When those functions disappear, communities pay the price in increased flood damage, degraded fisheries, and diminished water quality.

Engineering What Nature Built

The floating marsh concept isn't entirely new — experimental versions have been tested in harbors and protected bays for years. What's changed is the scale of ambition and the sophistication of the design.

Modern floating wetlands use modular platforms made from recycled materials or biodegradable substrates. The platforms are anchored but allowed to rise and fall with tides, maintaining optimal growing conditions for marsh plants even as water levels change. Vegetation is either transplanted from existing marshes or grown from seed, with species selection tailored to local conditions.

Proponents argue that floating marshes offer advantages over traditional restoration efforts. They can be deployed in areas where natural marsh establishment is impossible due to water depth or substrate conditions. They're not vulnerable to sea level rise in the same way fixed marshes are. And they can be relocated if conditions change or if they're needed elsewhere.

The Skeptic's Questions

But here's where you should start asking questions: Who benefits from treating ecosystem collapse as an engineering problem rather than a land-use problem?

Floating marshes are expensive to build and maintain. They require ongoing monitoring and management. And while they may provide some ecological services, there's limited evidence that artificial systems can replicate the full complexity of natural wetlands that have evolved over thousands of years.

The soil structure in natural marshes, for instance, hosts intricate communities of microorganisms that drive nutrient cycling and carbon sequestration. The root systems extend deep into sediment, creating complex three-dimensional habitat. Can a floating platform with a few inches of growing medium really substitute for that?

There's also a moral hazard argument: if we convince ourselves that engineered solutions can adequately replace natural ecosystems, what's to stop further destruction of the real thing? Why fight to preserve an inconveniently located natural marsh when you can just build a floating replacement somewhere less controversial?

A Tool, Not a Solution

The most honest advocates for floating marshes position them not as replacements for natural wetlands but as temporary bridges — ways to maintain some ecological function while we work on the harder problem of protecting and restoring actual marshland.

Used that way, in targeted applications where natural marsh restoration is genuinely impossible, floating wetlands might have real value.

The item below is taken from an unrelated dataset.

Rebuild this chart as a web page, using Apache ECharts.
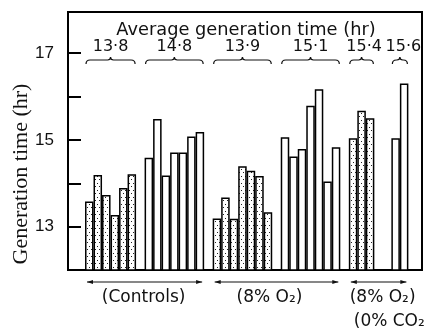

They could provide habitat in industrialized harbors, filter runoff in areas where conventional wetlands can't be established, or serve as experimental platforms for understanding marsh ecology.

The danger is in the scaling. If floating marshes become the default response to coastal ecosystem loss — a way to check the "habitat restoration" box without addressing the underlying drivers of destruction — then we'll have built expensive green infrastructure while the actual environment continues to collapse around it.

According to the BBC report, the project is moving forward with deployment planned for coastal waters, though specific locations and scale weren't detailed. What matters most isn't whether the floating marshes themselves work in a technical sense — they probably will, to some degree. The real question is whether they become a tool for actual restoration or an excuse for continued destruction.

You can engineer a lot of things. Whether you can engineer your way out of taking responsibility for what you've destroyed is a different question entirely.